While almost all those mentioned have vocally offered their support to
the Iranian people at this time, at present no official statement has
been forthcoming by Baha'i authorities doing the same.
Furthermore,
as my own experience with them since the 1990s has shown, the main
Baha'i organisation itself is a human rights violator. Internally, they
also regularly persecute, shun and disfellowship LGBTIQA+ individuals,
citing their purported scriptures as justification. Externally, they
regularly harass schismatics, dissidents and individuals associated with
alternative Baha'i organisations and tendencies - such as the Orthodox Baha'is, the Baha'is Under the Provisions of the Covenant
and similar whom they label as "covenant breakers" and actively
encourage their rank and file to shun - while pretending to be a united
organisation to representatives of Western governments and
organisations.
As
a consequence of a publication exposing their authoritarian and
cult-like tendencies authored by the Swiss Italian and ex-Baha'i
Francesco Ficicchia, during the 1980s the West German government revoked
the Baha'is recognized religion status in West Germany, forcing them to
act as an NGO until in 2014 a German Federal administrative court
decision in Stuttgart reinstated it again. Regarding them, in a 2009
publication Ficicchia writes:
If Islām as a political
order is equated with Islamism, then this also applies to Bahāʾism, although a
corresponding Bahāʾī equivalent to the term “Islamism” has yet to be invented.

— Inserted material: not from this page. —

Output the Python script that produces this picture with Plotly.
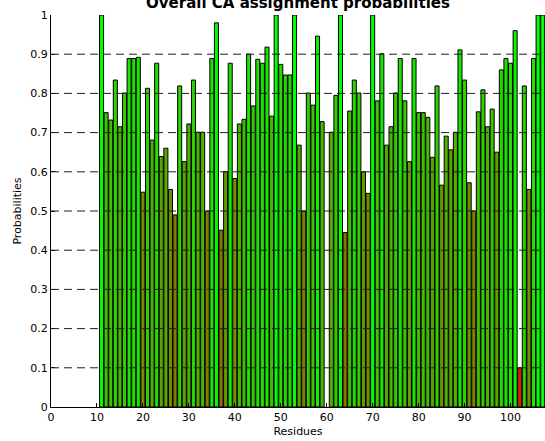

Like the Islamists, the Bahāʾīs also aim to establish a God-state (theocracy)
with a globally recognized, religiously constituted legal and social order. Nevertheless,
they emphatically deny any involvement in worldly [political] affairs and
prohibit any political activity, at least on the part of the faithful base.
They emphasize their peacefulness and oblige their followers to obey the ruling
authorities — by which prospectively also, and above all, their own is meant.
However, a secular (non-religious) order is rejected and the goal is to elevate
Bahāʾism to the status of a “state religion” in a “Bahā'ī State” or “Bahā'ī
World Government” that is to be created. The supreme authority of this
universal faith-based dictatorship is the [all-male] “Universal House of
Justice,” which is endowed with infallible authority. Per this premise,
Bahā'ism is also a political and ideological religion, although its [presently]
marginal position in society means that
it must exercise due restraint in achieving its goals....In Bahāʾī: Einheitsreligion und global
Theokratie. Ein kritischer Einblick in die Universalreligion der Zukunft
(Bahāʾī: Religion of Unity and Global Theocracy. A Critical Insight into the
Universal Religion of the Future), (Monsenstein und Vannerdat: 2009): 131–132 (my
trans.)
I will leave it here, but I wished to clarify this latter point.